1-1/2 pounds ground lamb
1 small onion, finely chopped
1 clove garlic, minced
3 tablespoons chopped fresh mint, or 2 teaspoons dried mint
3 tablespoons finely chopped fresh flat-leaf parsley
1 teaspoon dried oregano (preferably Greek)
1 teaspoon coarse salt (kosher or sea) or more to taste
1 teaspoon freshly ground black pepper
1/2 pound goat cheese

For serving:

4 pita breads
4 rinsed romaine lettuce leaves
4 paper-thin slices red onion (optional)
1 medium-size cucumber, peeled and thinly sliced
1 medium-size ripe tomato, thinly sliced
Yogurt Cucumber Sauce (recipe follows)

Place the ground lamb, chopped onion, garlic, mint, parsley, oregano, salt, and pepper in a mixing bowl and stir with a wooden spoon to mix. Wet your hands with cold water and divide the mixture into 4 equal portions. Working quickly and with a light touch, pat each portion into a thick patty with a 2-ounce round of goat cheese in the center. (Make sure cheese is completely covered with meat.) Place the patties on a plate lined with plastic wrap and refrigerate, covered, until ready to grill.

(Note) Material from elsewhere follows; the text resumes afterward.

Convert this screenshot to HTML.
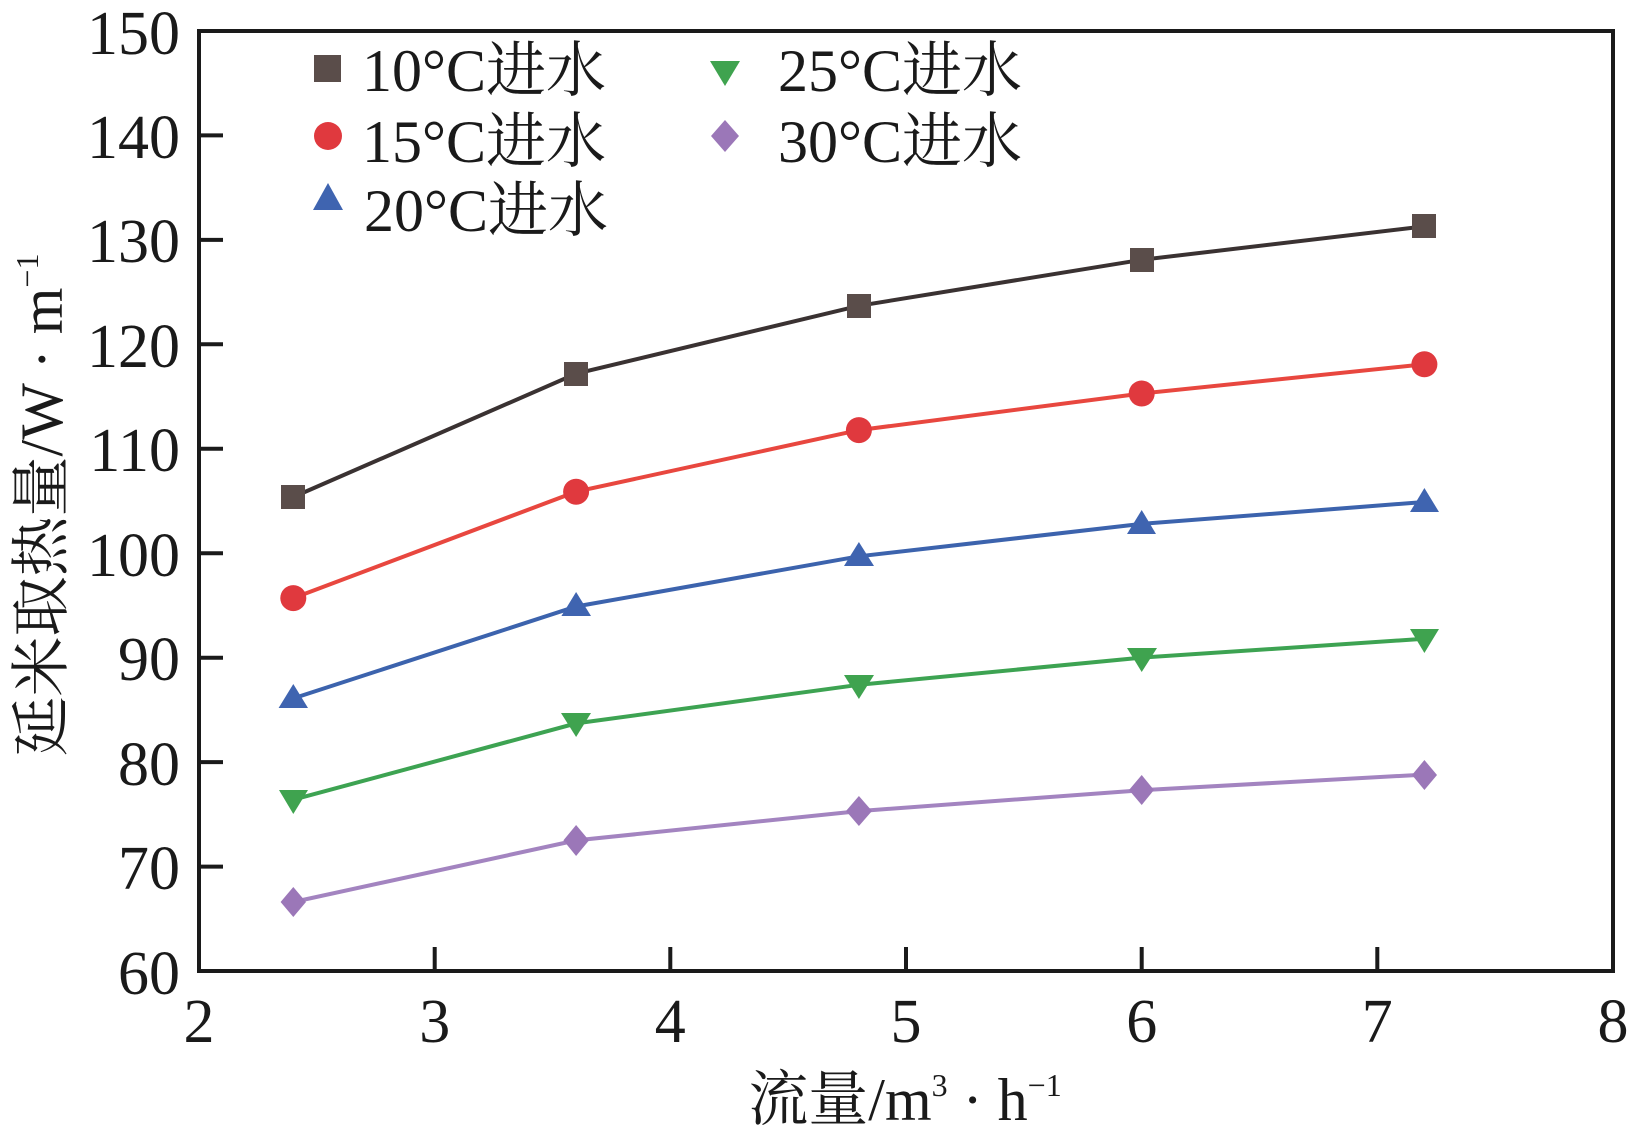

Set up the grill for direct grilling and preheat to high.

Grill the lamb burgers until cooked through, about 7 minutes per side (about 170 degrees on an instant-read meat thermometer). Remove the burgers and cover to keep warm.

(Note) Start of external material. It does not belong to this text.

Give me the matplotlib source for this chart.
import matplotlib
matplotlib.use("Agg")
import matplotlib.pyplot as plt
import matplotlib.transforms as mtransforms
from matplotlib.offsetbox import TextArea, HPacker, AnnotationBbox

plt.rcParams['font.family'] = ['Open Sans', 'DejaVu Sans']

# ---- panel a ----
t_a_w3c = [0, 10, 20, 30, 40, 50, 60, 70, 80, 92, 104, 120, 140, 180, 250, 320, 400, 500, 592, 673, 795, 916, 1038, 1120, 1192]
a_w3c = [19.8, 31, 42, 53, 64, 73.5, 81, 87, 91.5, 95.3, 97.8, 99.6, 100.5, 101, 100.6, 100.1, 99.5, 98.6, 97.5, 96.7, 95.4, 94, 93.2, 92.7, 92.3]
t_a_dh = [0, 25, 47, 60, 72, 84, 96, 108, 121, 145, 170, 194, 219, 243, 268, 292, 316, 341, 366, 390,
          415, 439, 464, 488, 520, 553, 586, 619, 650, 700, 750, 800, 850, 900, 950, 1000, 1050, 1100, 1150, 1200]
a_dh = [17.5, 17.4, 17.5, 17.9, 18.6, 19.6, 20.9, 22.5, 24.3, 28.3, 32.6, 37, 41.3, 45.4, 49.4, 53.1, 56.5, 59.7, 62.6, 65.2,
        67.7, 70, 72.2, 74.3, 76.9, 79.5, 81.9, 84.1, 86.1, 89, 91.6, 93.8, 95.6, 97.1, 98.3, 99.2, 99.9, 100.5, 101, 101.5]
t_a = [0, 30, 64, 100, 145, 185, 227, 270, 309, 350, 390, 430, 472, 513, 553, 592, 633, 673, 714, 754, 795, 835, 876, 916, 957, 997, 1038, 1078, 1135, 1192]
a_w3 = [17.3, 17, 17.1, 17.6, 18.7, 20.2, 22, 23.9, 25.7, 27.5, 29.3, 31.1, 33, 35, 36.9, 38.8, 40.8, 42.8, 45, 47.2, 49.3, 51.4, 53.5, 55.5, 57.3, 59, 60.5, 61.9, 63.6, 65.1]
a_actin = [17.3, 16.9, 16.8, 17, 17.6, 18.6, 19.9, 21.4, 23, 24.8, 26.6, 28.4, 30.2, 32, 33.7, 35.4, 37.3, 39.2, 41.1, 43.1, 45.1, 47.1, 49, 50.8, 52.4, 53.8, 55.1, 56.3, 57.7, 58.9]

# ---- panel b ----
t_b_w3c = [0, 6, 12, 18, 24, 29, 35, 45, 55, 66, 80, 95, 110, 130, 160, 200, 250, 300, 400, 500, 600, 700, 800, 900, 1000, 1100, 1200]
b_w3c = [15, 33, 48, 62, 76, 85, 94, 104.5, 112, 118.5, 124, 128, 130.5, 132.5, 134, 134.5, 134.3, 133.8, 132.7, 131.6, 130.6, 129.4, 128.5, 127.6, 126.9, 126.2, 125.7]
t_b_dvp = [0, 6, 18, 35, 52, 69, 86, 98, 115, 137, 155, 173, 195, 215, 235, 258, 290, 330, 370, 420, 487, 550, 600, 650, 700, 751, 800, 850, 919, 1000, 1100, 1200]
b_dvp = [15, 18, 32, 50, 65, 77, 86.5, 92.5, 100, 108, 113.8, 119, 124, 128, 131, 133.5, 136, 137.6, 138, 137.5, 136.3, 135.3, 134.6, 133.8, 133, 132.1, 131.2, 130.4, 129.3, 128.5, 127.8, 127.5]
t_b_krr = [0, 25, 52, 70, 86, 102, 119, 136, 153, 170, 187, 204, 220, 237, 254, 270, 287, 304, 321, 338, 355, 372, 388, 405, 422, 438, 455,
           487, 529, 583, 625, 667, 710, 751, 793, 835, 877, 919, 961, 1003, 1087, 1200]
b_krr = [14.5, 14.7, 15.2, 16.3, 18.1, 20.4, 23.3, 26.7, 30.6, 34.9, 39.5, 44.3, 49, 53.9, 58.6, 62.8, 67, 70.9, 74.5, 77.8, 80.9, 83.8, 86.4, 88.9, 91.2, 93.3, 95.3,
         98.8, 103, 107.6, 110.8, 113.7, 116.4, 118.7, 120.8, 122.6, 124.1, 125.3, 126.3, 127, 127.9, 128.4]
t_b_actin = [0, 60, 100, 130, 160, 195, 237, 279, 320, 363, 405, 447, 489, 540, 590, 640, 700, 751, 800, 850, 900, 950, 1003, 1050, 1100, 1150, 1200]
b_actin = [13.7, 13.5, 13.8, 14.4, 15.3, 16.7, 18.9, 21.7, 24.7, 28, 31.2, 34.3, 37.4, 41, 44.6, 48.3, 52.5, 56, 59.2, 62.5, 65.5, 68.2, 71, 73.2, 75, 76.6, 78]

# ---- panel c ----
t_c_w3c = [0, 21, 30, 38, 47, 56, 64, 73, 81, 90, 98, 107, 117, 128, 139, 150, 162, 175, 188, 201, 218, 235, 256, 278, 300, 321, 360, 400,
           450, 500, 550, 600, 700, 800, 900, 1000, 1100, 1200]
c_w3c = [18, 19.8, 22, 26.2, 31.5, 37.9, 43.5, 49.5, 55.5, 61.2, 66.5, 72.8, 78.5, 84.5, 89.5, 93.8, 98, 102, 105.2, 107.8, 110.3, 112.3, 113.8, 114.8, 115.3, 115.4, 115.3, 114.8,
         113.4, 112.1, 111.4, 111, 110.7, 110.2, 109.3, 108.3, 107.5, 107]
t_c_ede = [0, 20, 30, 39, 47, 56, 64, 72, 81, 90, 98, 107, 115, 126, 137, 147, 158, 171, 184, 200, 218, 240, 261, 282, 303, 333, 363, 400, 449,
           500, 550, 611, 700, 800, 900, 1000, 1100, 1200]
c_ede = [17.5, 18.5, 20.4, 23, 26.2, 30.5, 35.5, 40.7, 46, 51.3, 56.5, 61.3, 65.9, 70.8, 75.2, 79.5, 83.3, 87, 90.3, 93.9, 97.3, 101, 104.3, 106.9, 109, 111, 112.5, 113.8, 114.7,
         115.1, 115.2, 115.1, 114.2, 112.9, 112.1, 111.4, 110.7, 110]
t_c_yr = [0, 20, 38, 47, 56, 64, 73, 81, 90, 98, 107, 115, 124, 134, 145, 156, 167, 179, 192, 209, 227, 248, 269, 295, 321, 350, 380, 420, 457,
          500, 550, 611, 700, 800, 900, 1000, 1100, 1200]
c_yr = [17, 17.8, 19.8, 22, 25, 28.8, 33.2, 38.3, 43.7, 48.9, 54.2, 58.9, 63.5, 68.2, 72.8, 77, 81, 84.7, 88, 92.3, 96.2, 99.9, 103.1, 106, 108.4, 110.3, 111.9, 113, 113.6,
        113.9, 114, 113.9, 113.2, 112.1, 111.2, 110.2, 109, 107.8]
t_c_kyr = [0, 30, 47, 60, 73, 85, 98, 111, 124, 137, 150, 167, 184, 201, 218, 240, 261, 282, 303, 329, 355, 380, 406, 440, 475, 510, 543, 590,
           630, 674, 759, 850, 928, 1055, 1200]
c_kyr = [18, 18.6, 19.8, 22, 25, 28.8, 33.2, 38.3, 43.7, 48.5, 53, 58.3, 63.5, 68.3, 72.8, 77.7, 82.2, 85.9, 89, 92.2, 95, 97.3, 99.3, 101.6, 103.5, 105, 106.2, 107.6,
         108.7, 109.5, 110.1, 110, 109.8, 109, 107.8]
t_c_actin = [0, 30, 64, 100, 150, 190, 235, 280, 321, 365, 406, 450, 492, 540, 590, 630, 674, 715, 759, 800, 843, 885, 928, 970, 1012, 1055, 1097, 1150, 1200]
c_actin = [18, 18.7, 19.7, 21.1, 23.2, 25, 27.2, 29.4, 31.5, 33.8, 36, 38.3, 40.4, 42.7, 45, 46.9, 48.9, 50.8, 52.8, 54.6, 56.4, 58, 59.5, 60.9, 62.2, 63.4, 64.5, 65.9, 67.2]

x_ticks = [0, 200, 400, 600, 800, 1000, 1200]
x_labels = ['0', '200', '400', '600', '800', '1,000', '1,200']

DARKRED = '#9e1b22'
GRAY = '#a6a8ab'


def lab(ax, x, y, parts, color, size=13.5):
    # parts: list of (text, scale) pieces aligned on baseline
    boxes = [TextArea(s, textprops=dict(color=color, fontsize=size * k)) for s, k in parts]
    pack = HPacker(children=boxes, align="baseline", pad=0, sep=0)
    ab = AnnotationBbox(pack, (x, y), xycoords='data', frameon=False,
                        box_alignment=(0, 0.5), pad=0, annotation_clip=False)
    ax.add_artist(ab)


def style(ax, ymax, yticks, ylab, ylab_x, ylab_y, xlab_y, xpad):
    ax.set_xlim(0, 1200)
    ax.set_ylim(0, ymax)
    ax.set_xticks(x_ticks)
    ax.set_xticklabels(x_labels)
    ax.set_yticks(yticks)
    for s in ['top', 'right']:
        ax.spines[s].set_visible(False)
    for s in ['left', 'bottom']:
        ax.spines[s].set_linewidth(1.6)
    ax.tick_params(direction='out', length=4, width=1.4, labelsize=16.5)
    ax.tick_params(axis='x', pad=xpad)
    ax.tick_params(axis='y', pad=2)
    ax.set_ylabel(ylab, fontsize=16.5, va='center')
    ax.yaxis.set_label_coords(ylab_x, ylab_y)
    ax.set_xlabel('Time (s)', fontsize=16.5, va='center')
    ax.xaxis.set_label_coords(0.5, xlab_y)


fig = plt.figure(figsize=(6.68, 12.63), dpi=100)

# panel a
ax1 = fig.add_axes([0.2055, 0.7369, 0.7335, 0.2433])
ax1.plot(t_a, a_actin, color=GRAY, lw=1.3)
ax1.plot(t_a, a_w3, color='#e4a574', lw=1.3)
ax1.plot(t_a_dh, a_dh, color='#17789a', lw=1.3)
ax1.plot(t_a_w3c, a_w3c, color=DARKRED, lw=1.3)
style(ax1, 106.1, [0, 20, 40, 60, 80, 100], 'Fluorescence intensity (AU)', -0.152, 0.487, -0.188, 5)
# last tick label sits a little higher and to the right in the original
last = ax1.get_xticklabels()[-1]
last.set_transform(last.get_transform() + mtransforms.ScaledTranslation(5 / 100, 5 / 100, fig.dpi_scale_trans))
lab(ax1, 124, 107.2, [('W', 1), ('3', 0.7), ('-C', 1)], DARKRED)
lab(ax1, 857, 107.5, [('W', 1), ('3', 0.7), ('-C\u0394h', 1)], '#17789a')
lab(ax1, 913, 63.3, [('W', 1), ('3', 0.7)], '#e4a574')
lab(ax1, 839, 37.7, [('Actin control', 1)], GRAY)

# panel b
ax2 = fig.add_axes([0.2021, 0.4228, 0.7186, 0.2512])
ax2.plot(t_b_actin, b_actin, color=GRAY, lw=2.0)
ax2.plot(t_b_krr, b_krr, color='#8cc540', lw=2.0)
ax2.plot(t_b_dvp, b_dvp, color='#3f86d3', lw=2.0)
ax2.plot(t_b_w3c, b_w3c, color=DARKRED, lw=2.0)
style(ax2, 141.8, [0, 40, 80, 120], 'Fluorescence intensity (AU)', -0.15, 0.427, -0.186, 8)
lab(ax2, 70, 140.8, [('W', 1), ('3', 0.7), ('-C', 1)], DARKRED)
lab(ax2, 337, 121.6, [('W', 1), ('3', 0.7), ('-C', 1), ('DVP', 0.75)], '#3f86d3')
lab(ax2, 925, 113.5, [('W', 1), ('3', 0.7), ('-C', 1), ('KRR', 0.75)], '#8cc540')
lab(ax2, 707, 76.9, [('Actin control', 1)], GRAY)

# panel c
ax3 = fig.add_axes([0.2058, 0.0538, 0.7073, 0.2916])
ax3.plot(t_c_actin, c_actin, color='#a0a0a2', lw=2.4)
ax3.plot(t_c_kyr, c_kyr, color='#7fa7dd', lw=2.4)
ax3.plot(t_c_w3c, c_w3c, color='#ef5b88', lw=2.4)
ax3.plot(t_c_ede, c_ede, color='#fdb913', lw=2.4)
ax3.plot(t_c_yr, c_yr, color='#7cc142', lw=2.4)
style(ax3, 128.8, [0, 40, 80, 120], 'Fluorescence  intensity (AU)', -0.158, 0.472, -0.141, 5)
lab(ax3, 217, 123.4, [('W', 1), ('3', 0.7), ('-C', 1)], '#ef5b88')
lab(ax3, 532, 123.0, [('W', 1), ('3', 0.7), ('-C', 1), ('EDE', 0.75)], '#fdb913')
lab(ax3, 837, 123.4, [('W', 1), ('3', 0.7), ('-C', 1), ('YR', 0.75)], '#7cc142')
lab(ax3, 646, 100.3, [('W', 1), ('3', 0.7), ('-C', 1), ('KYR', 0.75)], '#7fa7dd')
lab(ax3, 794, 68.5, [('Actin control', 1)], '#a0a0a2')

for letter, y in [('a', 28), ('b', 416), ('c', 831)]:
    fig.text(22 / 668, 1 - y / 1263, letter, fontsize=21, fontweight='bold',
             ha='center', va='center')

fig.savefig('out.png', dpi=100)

Place the pita breads on the grill, and lowering the temperature and working in batches, if necessary, grill until toasted, about 1 minute per side.

Cut a slit in each pita. Place a lettuce leaf inside, followed by a burger, an onion slice, if using, some cucumber and tomato slices, and a generous dollop of yogurt sauce. Serve at once.